CBS has named Comedy Central's Stephen Colbert to take over for David Letterman as host of "The Late Show" next year when Mr. Letterman retires.
The news caught many people off-guard, coming as quickly as it did after Mr. Letterman's surprise announcement last week that he was ending his decades-long run as a late-night host. Where NBC had seemed to plan for transitions at "The Tonight Show" like it was a succession to a throne, CBS Corp. CEO Les Moonves had seemed to have been caught unprepared for Mr. Letterman's departure.
But the speedy word that Mr. Colbert would take over the show suggests that Mr. Moonves had some plans in mind long before Mr. Letterman said he would exit.
"Stephen Colbert is one of the most inventive and respected forces on television," Mr. Moonves said in a statement. "David Letterman's legacy and accomplishments are an incredible source of pride for all of us here, and today's announcement speaks to our commitment of upholding what he established for CBS in late night."

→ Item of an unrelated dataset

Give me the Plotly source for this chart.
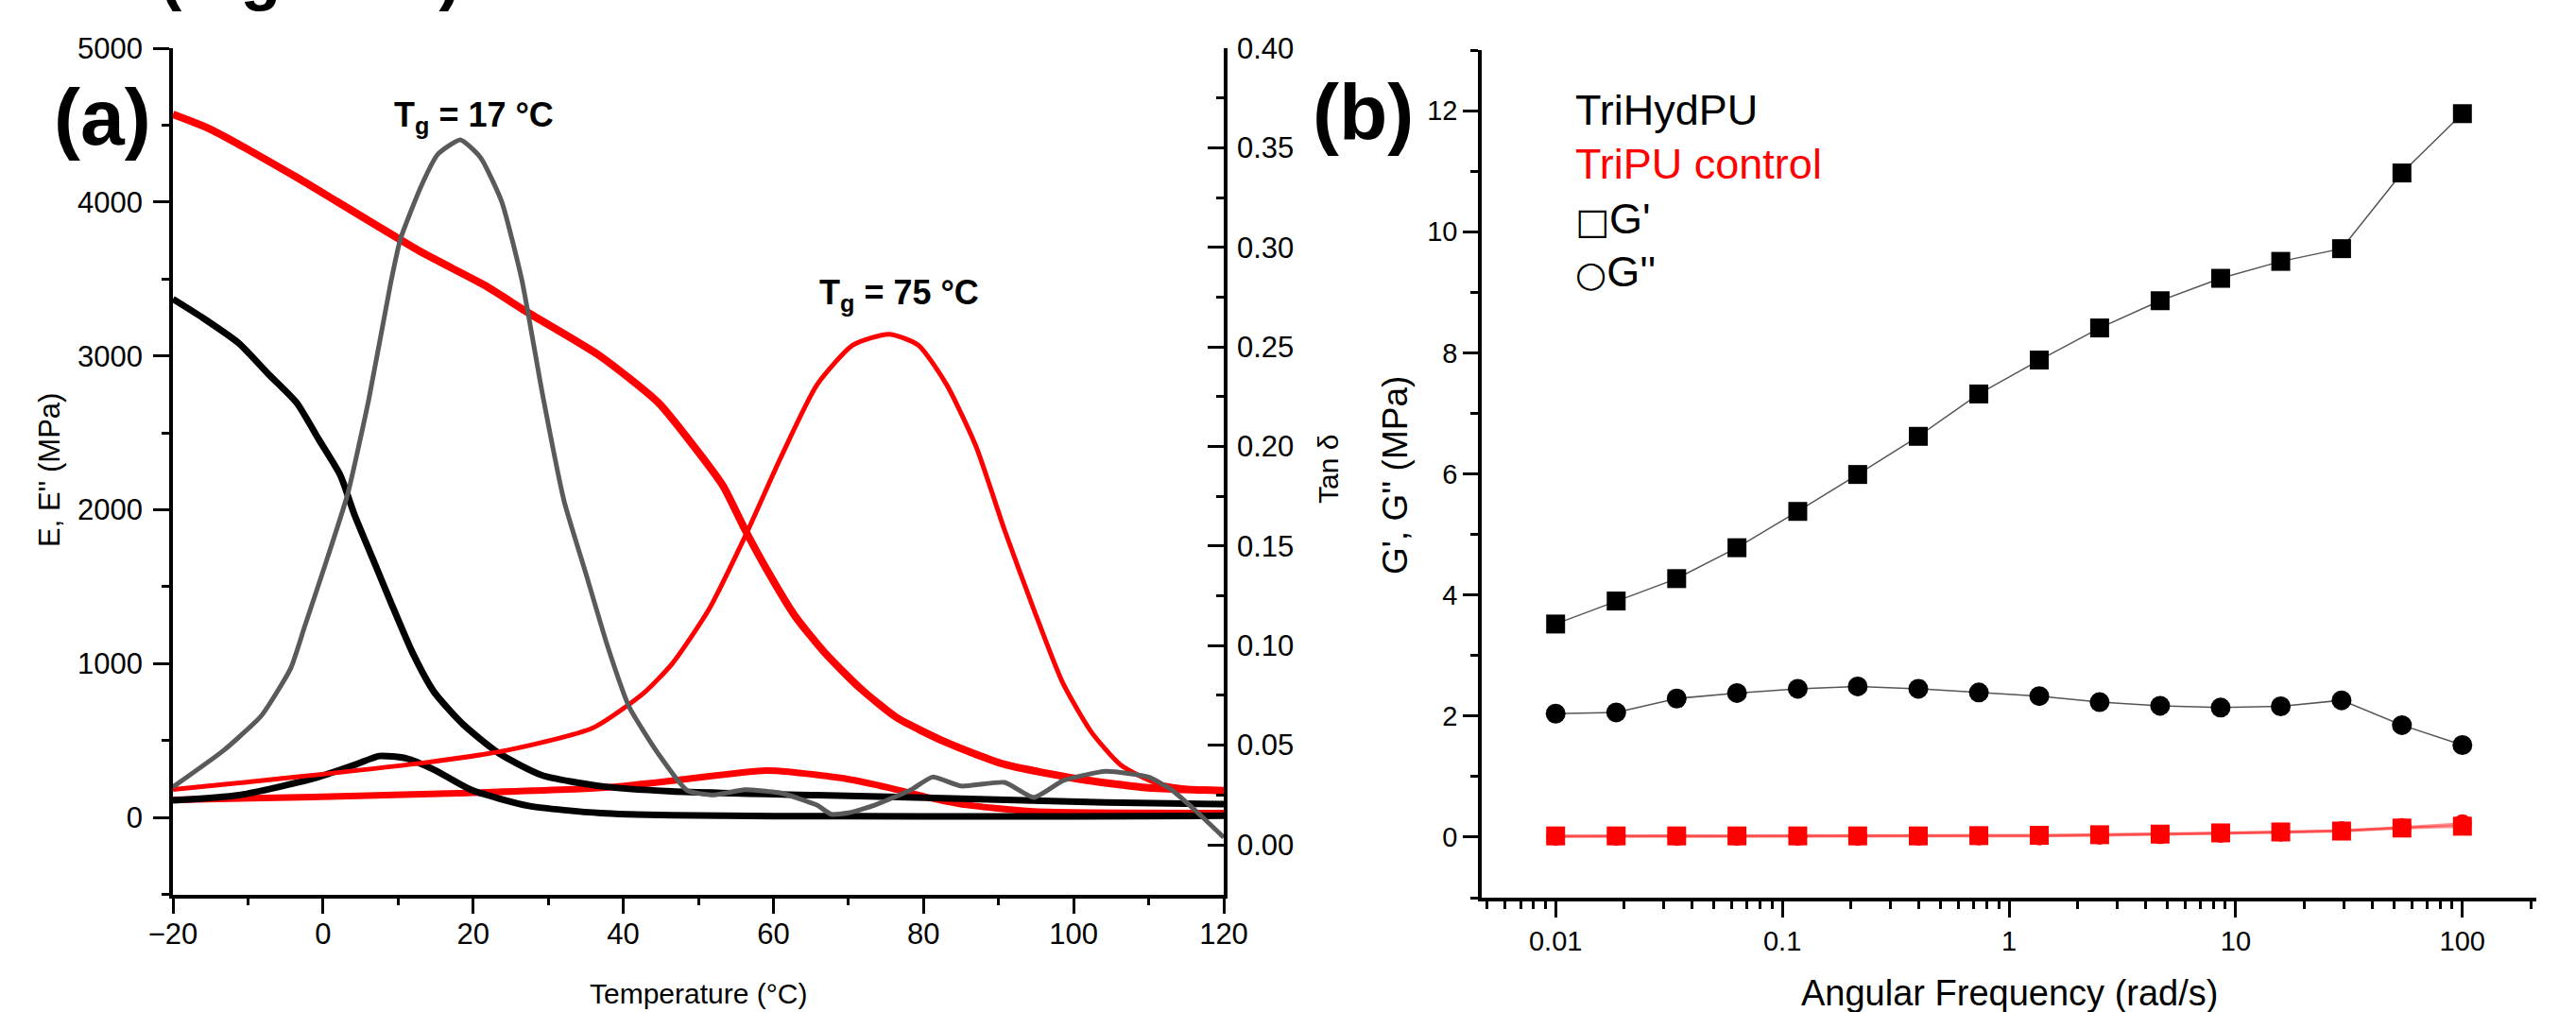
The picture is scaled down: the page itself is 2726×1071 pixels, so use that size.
import plotly.graph_objects as go

W, H = 2726, 1071
FONT = "Liberation Sans, Arial, sans-serif"

# ---------------- Panel (a) data: DMA ----------------
# TriHydPU storage modulus E' (MPa)
T_hyd_E1 = [-20, -16, -11.2, -7.3, -3.5, -0.6, 2.3, 4.2, 6.6, 9.0, 11.9, 14.8, 18.7, 23.5, 29.2, 36.9, 46.5, 65.8, 85, 104.3, 120]
E_hyd_E1 = [3370, 3247, 3082, 2883, 2695, 2460, 2225, 1967, 1685, 1403, 1074, 816, 604, 416, 275, 205, 170, 146, 123, 99, 87]
# TriHydPU loss modulus E'' (MPa)
T_hyd_E2 = [-20, -11.2, -1.4, 4.4, 7.5, 11.1, 14.8, 19.7, 27.4, 37, 46.5, 60, 80, 100, 120]
E_hyd_E2 = [112, 146, 252, 346, 400, 385, 311, 181, 76, 29, 15, 10, 8, 8, 12]
# TriPU control storage modulus E' (MPa)
T_pu_E1 = [-20, -15, -3.7, 1.9, 13.1, 21.5, 27.3, 36.9, 44.7, 49.4, 53.3, 56.2, 59.1, 62.9, 66.8, 71.6, 76.4, 83.1, 90.8, 100.5, 110, 120]
E_pu_E1 = [4570, 4473, 4166, 4002, 3675, 3460, 3282, 3000, 2695, 2413, 2155, 1873, 1614, 1309, 1074, 839, 651, 487, 346, 252, 193, 175]
# TriPU control loss modulus E'' (MPa)
T_pu_E2 = [-20, -1.4, 17.9, 37, 46.5, 56.2, 59, 62, 69.7, 75.5, 80.3, 85, 94.7, 120]
E_pu_E2 = [115, 134, 158, 193, 240, 295, 305, 298, 252, 193, 134, 87, 40, 30]
# Tan delta, TriHydPU (grey)
T_hyd_tan = [-20, -13.2, -8.2, -4.3, -2.5, 0.4, 3.3, 6.1, 9.0, 10.3, 13.1, 15.3, 18.3, 21, 23.8, 26.5,
             29.2, 32.1, 35, 37.9, 40.8, 44.7, 48.5, 52, 56.2, 61, 65.8, 67.7, 70, 73.5, 78.3, 81.2, 85, 90.8, 94.7,
             98.6, 104.3, 110, 113, 116, 120]
tan_hyd = [0.029, 0.0475, 0.0649, 0.0887, 0.109, 0.1419, 0.1764, 0.2237, 0.2818, 0.304, 0.331, 0.3468,
           0.354, 0.345, 0.323, 0.2834, 0.227, 0.1728, 0.1364, 0.0998, 0.0691, 0.0455, 0.0273, 0.025, 0.0276, 0.026,
           0.0199, 0.0153, 0.016, 0.0199, 0.0275, 0.034, 0.0295, 0.0313, 0.0237, 0.0322, 0.0369, 0.034, 0.0277,
           0.018, 0.0037]
# Tan delta, TriPU control (red)
T_pu_tan = [-20, -3.6, 13.3, 24.6, 35.9, 42.7, 46.6, 51.4, 56.2, 61, 65.8, 70.6, 75.4, 79.3, 83.1, 87, 90.8, 94.7,
            98.5, 102.4, 106.3, 111.1, 120]
tan_pu = [0.0277, 0.034, 0.0411, 0.0475, 0.0586, 0.0761, 0.0913, 0.1181, 0.1546, 0.1946, 0.2309, 0.2509, 0.2564,
          0.2509, 0.2309, 0.2, 0.158, 0.1181, 0.0817, 0.0564, 0.04, 0.0309, 0.0263]

# ---------------- Panel (b) data: rheology ----------------
omega = [0.01, 0.0185, 0.0342, 0.0631, 0.117, 0.215, 0.398, 0.736, 1.36, 2.51, 4.64, 8.58, 15.8, 29.3, 54.1, 100]
G1_hyd = [3.52, 3.90, 4.27, 4.78, 5.38, 5.99, 6.62, 7.32, 7.88, 8.41, 8.86, 9.23, 9.51, 9.72, 10.97, 11.95]
G2_hyd = [2.04, 2.06, 2.29, 2.38, 2.45, 2.49, 2.45, 2.39, 2.33, 2.23, 2.17, 2.14, 2.16, 2.26, 1.85, 1.52]
G1_pu = [0.02, 0.02, 0.02, 0.02, 0.02, 0.02, 0.02, 0.025, 0.03, 0.04, 0.05, 0.07, 0.085, 0.1, 0.15, 0.18]
G2_pu = [0.01, 0.01, 0.01, 0.01, 0.01, 0.01, 0.015, 0.02, 0.02, 0.03, 0.04, 0.06, 0.08, 0.11, 0.16, 0.22]

a_xticks = [-20, 0, 20, 40, 60, 80, 100, 120]
b_xtickvals = [0.01, 0.1, 1, 10, 100]
b_xticktext = ["0.01", "0.1", "1", "10", "100"]


def fx(px):
    return px / W


def fy(py):
    return 1 - py / H


fig = go.Figure()

RED = "#ff0000"
GREY = "#5a5a5a"
SPL = dict(shape="spline", smoothing=0.6)

# panel (a) traces
fig.add_trace(go.Scatter(x=T_pu_E1, y=E_pu_E1, mode="lines", line=dict(color=RED, width=8, **SPL),
                         xaxis="x", yaxis="y", showlegend=False))
fig.add_trace(go.Scatter(x=T_pu_E2, y=E_pu_E2, mode="lines", line=dict(color=RED, width=7, **SPL),
                         xaxis="x", yaxis="y", showlegend=False))
fig.add_trace(go.Scatter(x=T_hyd_E1, y=E_hyd_E1, mode="lines", line=dict(color="black", width=7, **SPL),
                         xaxis="x", yaxis="y", showlegend=False))
fig.add_trace(go.Scatter(x=T_hyd_E2, y=E_hyd_E2, mode="lines", line=dict(color="black", width=7, **SPL),
                         xaxis="x", yaxis="y", showlegend=False))
fig.add_trace(go.Scatter(x=T_pu_tan, y=tan_pu, mode="lines", line=dict(color=RED, width=5, **SPL),
                         xaxis="x", yaxis="y2", showlegend=False))
fig.add_trace(go.Scatter(x=T_hyd_tan, y=tan_hyd, mode="lines", line=dict(color=GREY, width=5, shape="spline", smoothing=0.5),
                         xaxis="x", yaxis="y2", showlegend=False))

# panel (b) traces
fig.add_trace(go.Scatter(x=omega, y=G1_pu, mode="lines+markers",
                         line=dict(color="rgba(255,0,0,0.45)", width=3),
                         marker=dict(symbol="square", size=20, color=RED),
                         xaxis="x2", yaxis="y3", showlegend=False))
fig.add_trace(go.Scatter(x=omega, y=G2_pu, mode="lines+markers",
                         line=dict(color="rgba(255,0,0,0.45)", width=3),
                         marker=dict(symbol="circle", size=20, color=RED),
                         xaxis="x2", yaxis="y3", showlegend=False))
fig.add_trace(go.Scatter(x=omega, y=G1_hyd, mode="lines+markers",
                         line=dict(color="#555555", width=1.5),
                         marker=dict(symbol="square", size=20, color="black"),
                         xaxis="x2", yaxis="y3", showlegend=False))
fig.add_trace(go.Scatter(x=omega, y=G2_hyd, mode="lines+markers",
                         line=dict(color="#555555", width=1.5),
                         marker=dict(symbol="circle", size=21, color="black"),
                         xaxis="x2", yaxis="y3", showlegend=False))

LW = 3.5
TW = 3
common = dict(showline=True, linecolor="black", linewidth=LW, showgrid=False, zeroline=False,
              tickcolor="black", tickwidth=TW, ticklen=17, automargin=False)
tickf = dict(family=FONT, size=31, color="black")
tickf_b = dict(family=FONT, size=29, color="black")

a_dom_x = [fx(183), fx(1295)]
a_dom_y = [fy(946.7), fy(51)]
b_dom_x = [fx(1568), fx(2684)]
b_dom_y = [fy(950), fy(53)]

minor_log = [m * 10 ** e for e in range(-3, 3) for m in range(2, 10)]

fig.update_layout(
    template="none",
    width=W, height=H, autosize=False,
    margin=dict(l=0, r=0, t=0, b=0, pad=0),
    paper_bgcolor="white", plot_bgcolor="rgba(0,0,0,0)",
    showlegend=False,
    font=dict(family=FONT, color="black"),
    xaxis=dict(domain=a_dom_x, anchor="y", range=[-20, 120], tickmode="array", tickvals=a_xticks,
               ticks="outside", tickfont=tickf, ticklabelstandoff=-6,
               minor=dict(dtick=10, tick0=0, ticks="outside", ticklen=8, tickwidth=TW, tickcolor="black"),
               **common),
    yaxis=dict(domain=a_dom_y, anchor="x", range=[-500, 5000], dtick=1000, tick0=0,
               ticks="outside", tickfont=tickf, ticklabelstandoff=5,
               minor=dict(dtick=500, tick0=0, ticks="outside", ticklen=8, tickwidth=TW, tickcolor="black"),
               **common),
    yaxis2=dict(domain=a_dom_y, anchor="x", overlaying="y", side="right", range=[-0.025, 0.40],
                dtick=0.05, tick0=0, tickformat=".2f", ticks="inside", tickfont=tickf, ticklabelstandoff=4,
                minor=dict(dtick=0.025, tick0=0, ticks="inside", ticklen=8, tickwidth=TW, tickcolor="black"),
                **common),
    xaxis3=dict(domain=a_dom_x, anchor="y", overlaying="x", side="top", range=[0, 10], dtick=2, tick0=0,
                ticks="inside", showticklabels=False,
                minor=dict(dtick=1, tick0=0, ticks="inside", ticklen=8, tickwidth=TW, tickcolor="black"),
                **common),
    xaxis2=dict(domain=b_dom_x, anchor="y3", type="log", range=[-2.326, 2.326],
                tickmode="array", tickvals=b_xtickvals, ticktext=b_xticktext,
                ticks="outside", tickfont=tickf_b, ticklabelstandoff=0,
                minor=dict(tickmode="array", tickvals=minor_log, ticks="outside", ticklen=8, tickwidth=TW,
                           tickcolor="black"),
                **common),
    yaxis3=dict(domain=b_dom_y, anchor="x2", range=[-1, 13], dtick=2, tick0=0,
                ticks="outside", tickfont=tickf_b, ticklabelstandoff=0, ticklen=16,
                minor=dict(dtick=1, tick0=1, ticks="outside", ticklen=8, tickwidth=TW, tickcolor="black"),
                **{k: v for k, v in common.items() if k != "ticklen"}),
    xaxis4=dict(domain=b_dom_x, anchor="y3", overlaying="x2", side="top", range=[0, 10], dtick=2, tick0=0,
                ticks="inside", showticklabels=False,
                minor=dict(dtick=1, tick0=0, ticks="inside", ticklen=8, tickwidth=TW, tickcolor="black"),
                **common),
    yaxis4=dict(domain=b_dom_y, anchor="x2", overlaying="y3", side="right", range=[0, 10], dtick=2, tick0=0,
                ticks="inside", showticklabels=False,
                minor=dict(dtick=1, tick0=0, ticks="inside", ticklen=8, tickwidth=TW, tickcolor="black"),
                **common),
)


def ann(text, x, y, size, color="black", xanchor="center", yanchor="middle", angle=0):
    fig.add_annotation(text=text, x=fx(x), y=fy(y), xref="paper", yref="paper", xanchor=xanchor,
                       yanchor=yanchor, textangle=angle, showarrow=False, borderpad=0,
                       font=dict(family=FONT, size=size, color=color))


GLYPH = "<span style='font-family:DejaVu Sans;font-size:38px'>%s</span>"

ann("<b>(Figure 6)</b>", 168, 13, 70, xanchor="left", yanchor="bottom")
ann("<b>(a)</b>", 109, 124, 84)
ann("<b>(b)</b>", 1442, 119, 84)
ann("<b>T<sub>g</sub> = 17 °C</b>", 501, 124, 36)
ann("<b>T<sub>g</sub> = 75 °C</b>", 951, 312, 36)
ann("E, E'' (MPa)", 52, 498, 31, angle=-90)
ann("Tan δ", 1405, 497, 30, angle=-90)
ann("Temperature (°C)", 739, 1051, 30)
ann("G', G'' (MPa)", 1476, 503, 37, angle=-90)
ann("Angular Frequency (rad/s)", 2126, 1051, 38)
ann("TriHydPU", 1666, 116, 45, xanchor="left")
ann("TriPU control", 1666, 174, 45, color=RED, xanchor="left")
ann(GLYPH % "□" + "G'", 1666, 231, 45, xanchor="left")
ann(GLYPH % "○" + "G''", 1666, 288, 45, xanchor="left")

fig.write_html("out.html", config={"displayModeBar": False},
               post_script="document.body.style.margin='0px';document.body.style.overflow='hidden';")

The hire reunites Mr. Colbert with Mr. Moonves in a way: Mr. Colbert's "Colbert Report" runs at 11:30 on Comedy Central, part of Viacom, which split from CBS in 2006.
More importantly, it brings CBS an increasingly well-known host -- Mr. Colbert starred in Super Bowl commercials for Wonderful Pistachios this year -- with strong appeal among younger viewers.
It also delivers "The Late Show" into the hands of a comedian who's happy to both take sponsorship money and occasionally mock his benefactors. In 2012 Mr. Colbert mercilessly made fun of Wheat Thins, a sponsor, by reading its high-minded brand brief to the audience and viewers. The brief said the crackers are not "a creator of isolated, unsharable experiences," Mr. Colbert said. They are "a snack for anyone actively seeking experiences" and "a connector of like-minded people."
Kraft decided to consider the episode a net plus, but some advertisers might not be so calm.